• [Required task] Repeat verbatim the lines from the one containing "Emit a single-file" to the one containing "1424.5 - v*(1424.5-41)/80;", ends included, minus any pictures.

Begin Records provided

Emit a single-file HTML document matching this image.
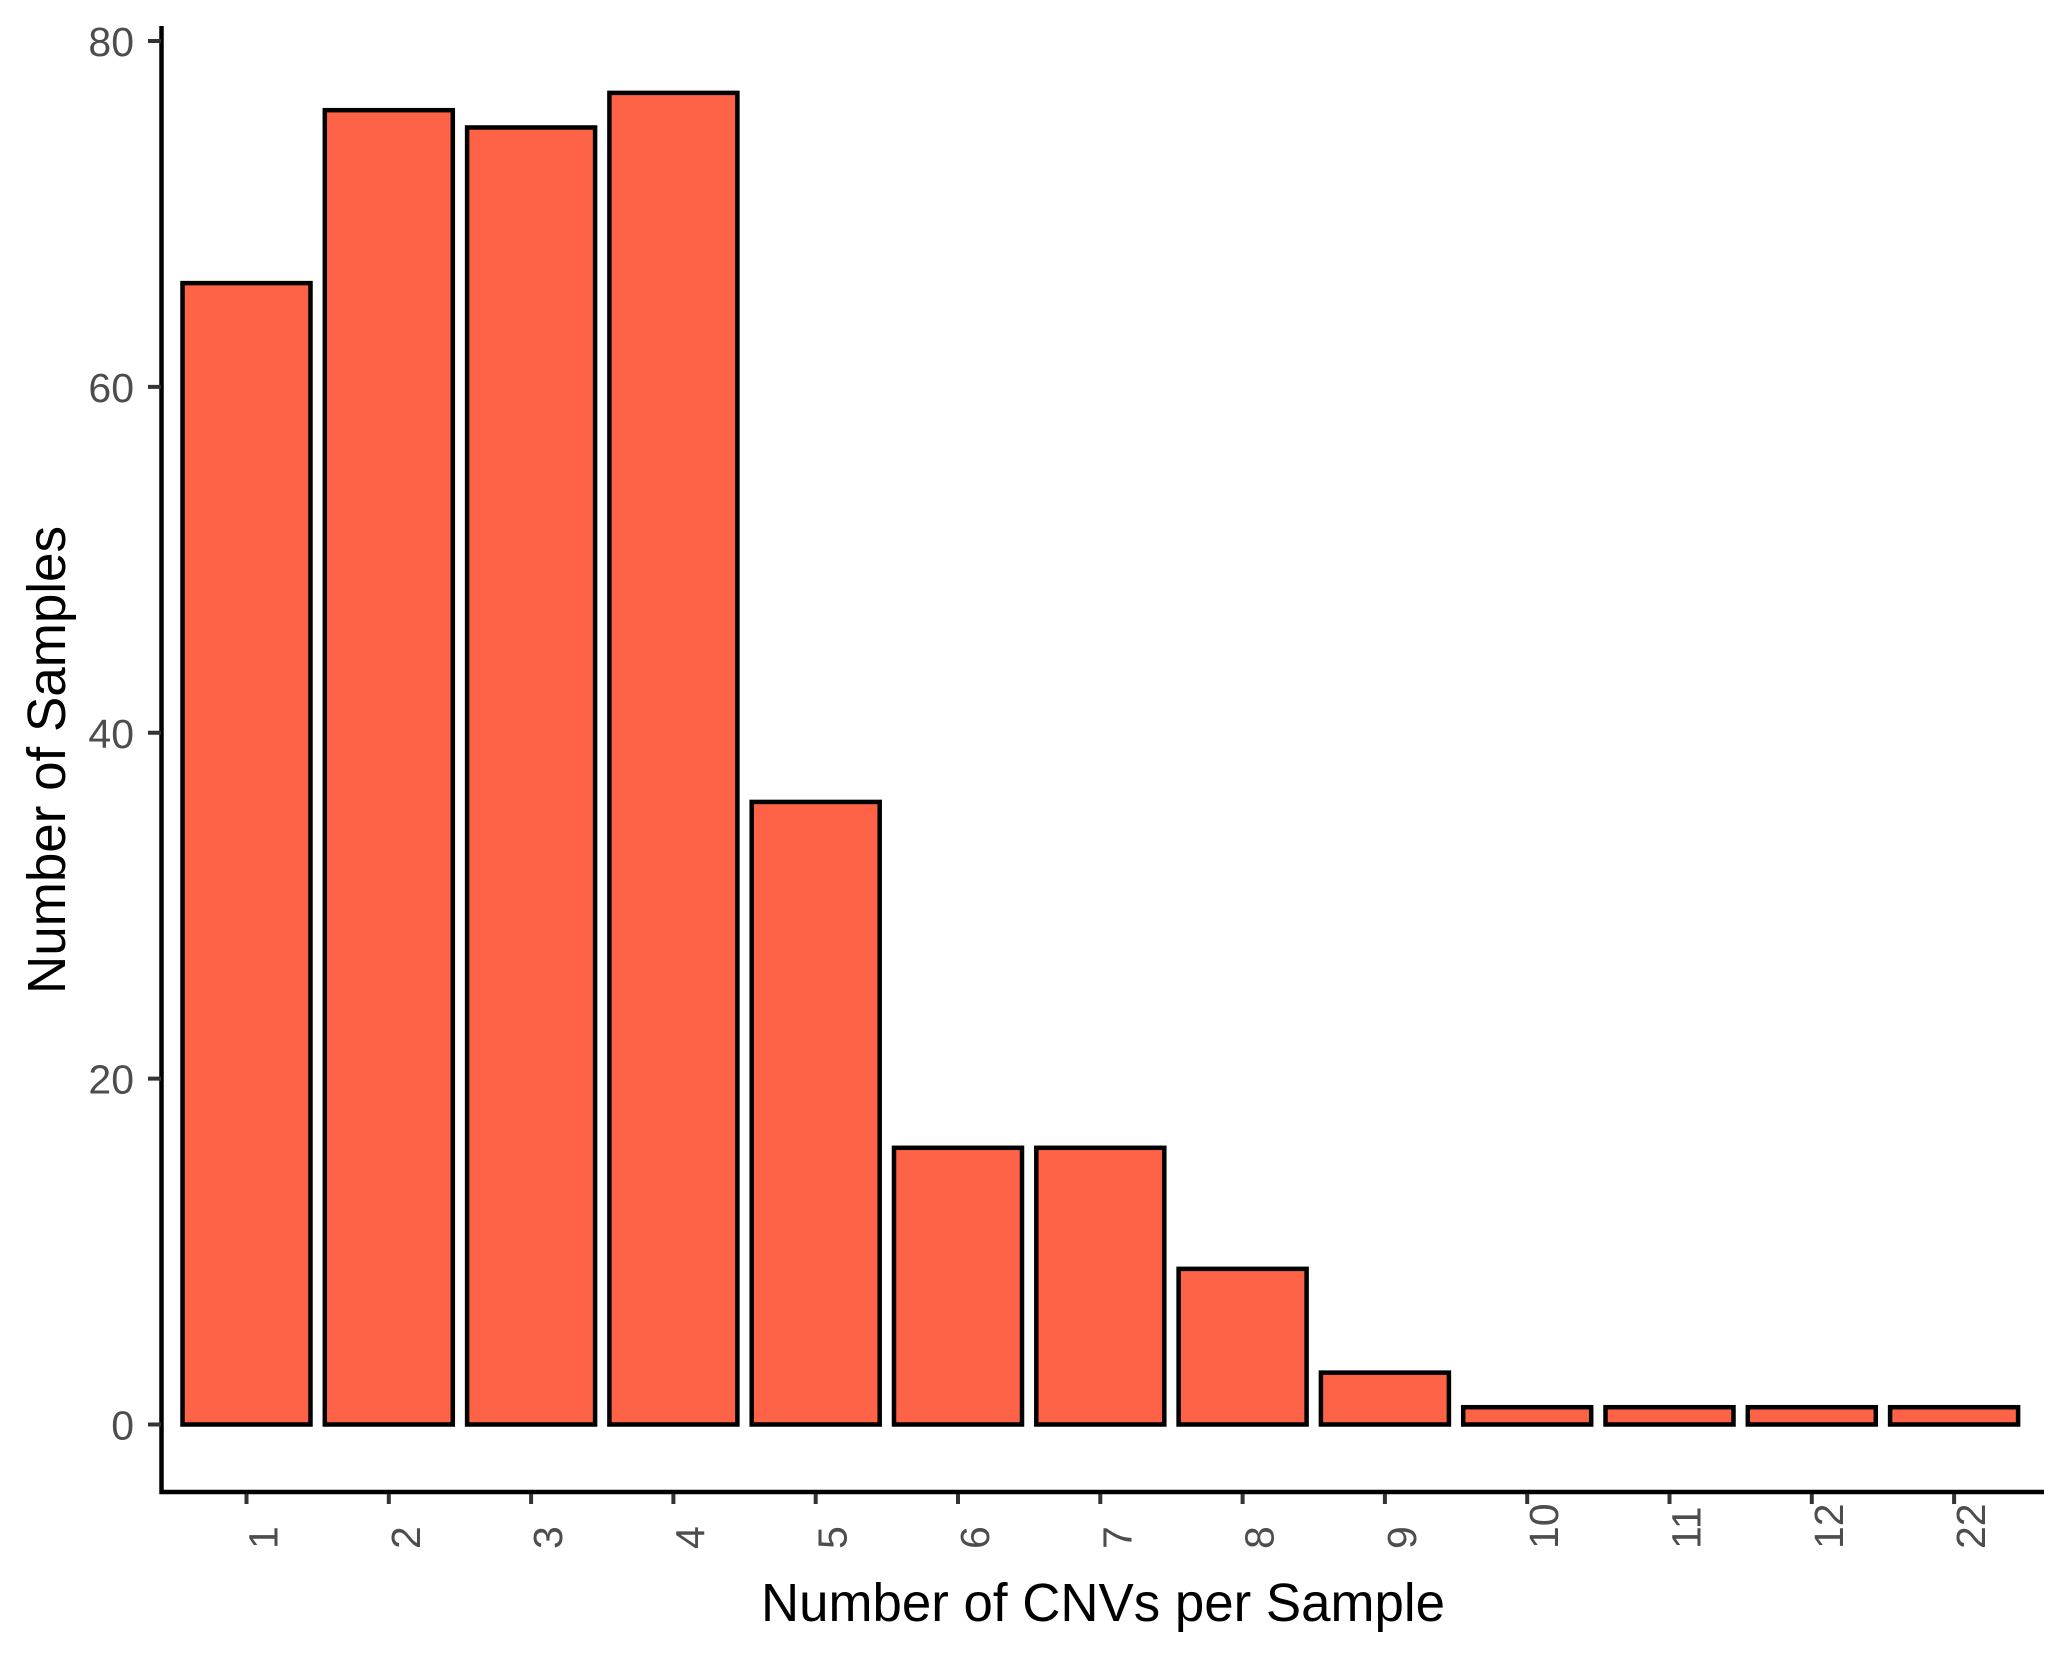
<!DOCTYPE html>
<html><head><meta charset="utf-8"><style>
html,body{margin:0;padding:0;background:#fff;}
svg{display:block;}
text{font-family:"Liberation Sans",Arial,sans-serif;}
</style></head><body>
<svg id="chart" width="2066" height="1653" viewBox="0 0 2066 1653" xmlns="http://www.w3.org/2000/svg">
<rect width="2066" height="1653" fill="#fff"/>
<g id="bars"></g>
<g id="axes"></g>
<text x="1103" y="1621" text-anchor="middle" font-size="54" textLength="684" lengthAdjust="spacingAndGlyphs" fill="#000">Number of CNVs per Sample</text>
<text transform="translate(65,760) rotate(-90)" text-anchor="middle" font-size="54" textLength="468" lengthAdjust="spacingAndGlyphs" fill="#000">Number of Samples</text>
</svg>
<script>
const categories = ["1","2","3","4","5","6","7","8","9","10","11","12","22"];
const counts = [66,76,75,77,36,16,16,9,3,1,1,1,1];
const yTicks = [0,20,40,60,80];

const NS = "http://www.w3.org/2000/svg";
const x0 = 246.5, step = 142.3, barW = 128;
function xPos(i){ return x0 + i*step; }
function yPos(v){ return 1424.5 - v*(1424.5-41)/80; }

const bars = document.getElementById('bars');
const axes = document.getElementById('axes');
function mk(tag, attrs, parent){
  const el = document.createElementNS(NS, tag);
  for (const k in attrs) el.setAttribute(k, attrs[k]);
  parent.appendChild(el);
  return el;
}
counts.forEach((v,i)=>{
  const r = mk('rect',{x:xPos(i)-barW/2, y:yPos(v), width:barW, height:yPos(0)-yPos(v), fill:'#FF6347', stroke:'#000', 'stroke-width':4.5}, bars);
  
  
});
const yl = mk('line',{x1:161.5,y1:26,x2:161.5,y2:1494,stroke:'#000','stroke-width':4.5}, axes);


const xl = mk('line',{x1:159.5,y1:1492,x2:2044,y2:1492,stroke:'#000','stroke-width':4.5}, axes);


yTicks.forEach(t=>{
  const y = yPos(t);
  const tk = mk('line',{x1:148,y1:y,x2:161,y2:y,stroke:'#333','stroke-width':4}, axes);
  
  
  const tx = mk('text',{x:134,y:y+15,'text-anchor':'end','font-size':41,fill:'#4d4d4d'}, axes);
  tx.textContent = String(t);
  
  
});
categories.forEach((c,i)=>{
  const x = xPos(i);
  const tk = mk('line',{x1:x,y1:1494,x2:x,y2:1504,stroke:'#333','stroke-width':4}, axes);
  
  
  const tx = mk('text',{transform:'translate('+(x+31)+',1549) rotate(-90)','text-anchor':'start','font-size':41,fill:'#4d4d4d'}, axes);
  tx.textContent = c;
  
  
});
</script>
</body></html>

End Records provided
Begin Records provided

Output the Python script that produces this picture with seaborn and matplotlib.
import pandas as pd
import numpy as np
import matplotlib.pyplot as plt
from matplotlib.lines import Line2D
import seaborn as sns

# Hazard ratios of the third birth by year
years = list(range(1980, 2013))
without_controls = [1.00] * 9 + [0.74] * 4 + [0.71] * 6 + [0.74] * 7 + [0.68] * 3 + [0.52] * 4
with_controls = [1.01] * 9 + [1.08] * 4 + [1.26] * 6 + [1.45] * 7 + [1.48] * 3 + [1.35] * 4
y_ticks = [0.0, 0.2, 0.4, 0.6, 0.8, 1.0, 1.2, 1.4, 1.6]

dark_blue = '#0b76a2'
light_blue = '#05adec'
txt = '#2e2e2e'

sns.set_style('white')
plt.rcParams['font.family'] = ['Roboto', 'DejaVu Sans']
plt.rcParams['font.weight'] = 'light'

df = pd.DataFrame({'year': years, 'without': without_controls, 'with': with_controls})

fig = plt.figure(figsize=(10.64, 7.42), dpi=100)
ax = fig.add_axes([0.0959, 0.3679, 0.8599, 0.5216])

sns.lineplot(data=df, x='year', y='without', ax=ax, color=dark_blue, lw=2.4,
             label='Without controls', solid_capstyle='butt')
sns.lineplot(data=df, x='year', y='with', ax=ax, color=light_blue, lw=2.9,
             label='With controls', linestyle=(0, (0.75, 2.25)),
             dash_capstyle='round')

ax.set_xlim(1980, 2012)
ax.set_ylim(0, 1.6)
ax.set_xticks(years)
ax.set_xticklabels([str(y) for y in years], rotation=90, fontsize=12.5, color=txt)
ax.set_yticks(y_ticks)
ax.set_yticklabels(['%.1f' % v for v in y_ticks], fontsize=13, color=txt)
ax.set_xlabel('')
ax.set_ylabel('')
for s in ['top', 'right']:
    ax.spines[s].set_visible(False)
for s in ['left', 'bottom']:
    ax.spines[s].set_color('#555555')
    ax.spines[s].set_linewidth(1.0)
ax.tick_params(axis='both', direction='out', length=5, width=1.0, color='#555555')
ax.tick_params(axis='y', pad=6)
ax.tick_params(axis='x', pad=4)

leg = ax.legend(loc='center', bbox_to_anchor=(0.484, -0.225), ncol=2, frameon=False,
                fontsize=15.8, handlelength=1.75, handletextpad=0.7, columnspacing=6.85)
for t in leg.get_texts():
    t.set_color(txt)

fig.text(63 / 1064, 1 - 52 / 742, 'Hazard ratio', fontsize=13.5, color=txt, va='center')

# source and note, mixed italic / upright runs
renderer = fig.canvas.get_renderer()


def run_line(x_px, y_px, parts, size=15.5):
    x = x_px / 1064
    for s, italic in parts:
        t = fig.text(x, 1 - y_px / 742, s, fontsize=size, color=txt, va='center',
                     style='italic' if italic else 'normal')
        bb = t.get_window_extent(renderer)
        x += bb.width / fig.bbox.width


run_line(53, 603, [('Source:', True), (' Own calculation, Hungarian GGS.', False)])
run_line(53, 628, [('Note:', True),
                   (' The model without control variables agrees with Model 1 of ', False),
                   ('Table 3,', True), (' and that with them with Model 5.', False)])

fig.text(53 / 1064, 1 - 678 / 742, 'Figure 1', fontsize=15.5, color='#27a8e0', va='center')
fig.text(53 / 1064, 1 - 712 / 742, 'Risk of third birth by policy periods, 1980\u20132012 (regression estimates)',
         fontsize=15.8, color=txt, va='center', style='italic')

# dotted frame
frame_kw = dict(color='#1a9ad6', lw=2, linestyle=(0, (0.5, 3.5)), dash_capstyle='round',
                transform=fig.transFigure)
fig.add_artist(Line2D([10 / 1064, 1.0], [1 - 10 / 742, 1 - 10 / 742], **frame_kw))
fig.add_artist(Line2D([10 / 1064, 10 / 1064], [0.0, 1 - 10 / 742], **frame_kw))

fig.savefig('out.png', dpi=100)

End Records provided
Begin Records provided

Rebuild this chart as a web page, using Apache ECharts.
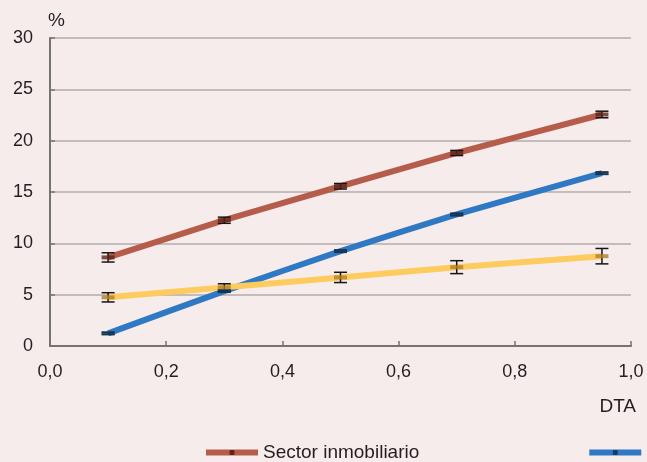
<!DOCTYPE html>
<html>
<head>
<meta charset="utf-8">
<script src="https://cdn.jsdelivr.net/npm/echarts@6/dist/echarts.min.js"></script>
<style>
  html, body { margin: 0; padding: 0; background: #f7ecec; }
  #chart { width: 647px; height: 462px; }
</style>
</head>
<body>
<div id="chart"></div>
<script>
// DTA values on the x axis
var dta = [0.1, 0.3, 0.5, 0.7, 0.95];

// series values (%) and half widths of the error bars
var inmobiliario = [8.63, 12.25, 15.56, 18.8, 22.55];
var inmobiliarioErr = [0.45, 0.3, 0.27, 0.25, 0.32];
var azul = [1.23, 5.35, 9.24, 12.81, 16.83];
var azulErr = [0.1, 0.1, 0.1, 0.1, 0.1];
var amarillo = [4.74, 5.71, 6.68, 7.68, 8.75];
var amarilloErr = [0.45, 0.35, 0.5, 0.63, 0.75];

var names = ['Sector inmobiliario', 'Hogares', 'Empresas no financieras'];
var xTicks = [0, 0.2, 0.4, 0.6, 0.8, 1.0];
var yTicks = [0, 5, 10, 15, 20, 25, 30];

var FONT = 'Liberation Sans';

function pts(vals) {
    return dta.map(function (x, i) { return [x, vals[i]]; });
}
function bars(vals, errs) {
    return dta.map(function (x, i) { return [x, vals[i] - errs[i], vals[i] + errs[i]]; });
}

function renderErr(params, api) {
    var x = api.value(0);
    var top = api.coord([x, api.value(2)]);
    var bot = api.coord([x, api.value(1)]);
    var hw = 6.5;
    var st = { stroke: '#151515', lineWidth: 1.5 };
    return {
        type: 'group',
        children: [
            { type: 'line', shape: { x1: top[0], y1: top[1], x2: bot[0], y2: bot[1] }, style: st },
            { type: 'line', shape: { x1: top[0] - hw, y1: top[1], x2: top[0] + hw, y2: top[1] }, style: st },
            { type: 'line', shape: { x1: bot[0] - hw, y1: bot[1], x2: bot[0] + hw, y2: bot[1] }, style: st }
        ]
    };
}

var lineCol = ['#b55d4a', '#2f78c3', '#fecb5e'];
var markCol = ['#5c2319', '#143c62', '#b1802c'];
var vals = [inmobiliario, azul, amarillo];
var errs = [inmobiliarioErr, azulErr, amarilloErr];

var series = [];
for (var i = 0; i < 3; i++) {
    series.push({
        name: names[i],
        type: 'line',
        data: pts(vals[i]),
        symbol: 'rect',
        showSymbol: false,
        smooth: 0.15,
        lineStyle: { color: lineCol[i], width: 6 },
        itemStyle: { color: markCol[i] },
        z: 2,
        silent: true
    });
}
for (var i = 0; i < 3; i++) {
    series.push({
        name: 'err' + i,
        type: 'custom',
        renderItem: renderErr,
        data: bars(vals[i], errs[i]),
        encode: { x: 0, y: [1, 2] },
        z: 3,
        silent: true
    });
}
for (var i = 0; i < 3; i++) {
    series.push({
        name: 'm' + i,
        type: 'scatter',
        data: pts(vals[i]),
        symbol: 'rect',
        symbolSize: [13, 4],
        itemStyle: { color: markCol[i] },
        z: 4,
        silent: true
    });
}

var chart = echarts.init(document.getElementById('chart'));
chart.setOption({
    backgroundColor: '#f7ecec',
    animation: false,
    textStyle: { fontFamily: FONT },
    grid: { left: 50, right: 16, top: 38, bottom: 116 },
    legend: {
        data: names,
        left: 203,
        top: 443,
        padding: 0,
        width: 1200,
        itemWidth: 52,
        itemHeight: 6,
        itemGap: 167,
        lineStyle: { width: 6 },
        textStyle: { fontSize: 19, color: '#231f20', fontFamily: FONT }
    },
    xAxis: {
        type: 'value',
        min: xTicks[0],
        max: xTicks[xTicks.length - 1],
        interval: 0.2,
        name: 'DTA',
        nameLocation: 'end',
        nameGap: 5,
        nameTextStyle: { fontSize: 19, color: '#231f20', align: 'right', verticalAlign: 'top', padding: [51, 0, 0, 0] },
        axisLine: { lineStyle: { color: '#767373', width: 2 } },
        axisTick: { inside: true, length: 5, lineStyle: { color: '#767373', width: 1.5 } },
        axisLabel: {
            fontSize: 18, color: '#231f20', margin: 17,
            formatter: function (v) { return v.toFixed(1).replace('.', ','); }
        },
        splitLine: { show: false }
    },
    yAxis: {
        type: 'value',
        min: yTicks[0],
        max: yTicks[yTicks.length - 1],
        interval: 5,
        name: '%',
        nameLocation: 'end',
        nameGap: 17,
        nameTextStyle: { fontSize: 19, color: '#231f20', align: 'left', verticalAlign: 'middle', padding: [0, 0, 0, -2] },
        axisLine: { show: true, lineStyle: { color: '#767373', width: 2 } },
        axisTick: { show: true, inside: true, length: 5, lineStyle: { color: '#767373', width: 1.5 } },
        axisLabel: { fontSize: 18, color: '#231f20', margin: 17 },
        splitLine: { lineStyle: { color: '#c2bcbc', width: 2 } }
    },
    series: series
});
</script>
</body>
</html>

End Records provided

• [Written solution]
Emit a single-file HTML document matching this image.
<!DOCTYPE html>
<html><head><meta charset="utf-8"><style>
html,body{margin:0;padding:0;background:#fff;}
svg{display:block;}
text{font-family:"Liberation Sans",Arial,sans-serif;}
</style></head><body>
<svg id="chart" width="2066" height="1653" viewBox="0 0 2066 1653" xmlns="http://www.w3.org/2000/svg">
<rect width="2066" height="1653" fill="#fff"/>
<g id="bars"></g>
<g id="axes"></g>
<text x="1103" y="1621" text-anchor="middle" font-size="54" textLength="684" lengthAdjust="spacingAndGlyphs" fill="#000">Number of CNVs per Sample</text>
<text transform="translate(65,760) rotate(-90)" text-anchor="middle" font-size="54" textLength="468" lengthAdjust="spacingAndGlyphs" fill="#000">Number of Samples</text>
</svg>
<script>
const categories = ["1","2","3","4","5","6","7","8","9","10","11","12","22"];
const counts = [66,76,75,77,36,16,16,9,3,1,1,1,1];
const yTicks = [0,20,40,60,80];

const NS = "http://www.w3.org/2000/svg";
const x0 = 246.5, step = 142.3, barW = 128;
function xPos(i){ return x0 + i*step; }
function yPos(v){ return 1424.5 - v*(1424.5-41)/80; }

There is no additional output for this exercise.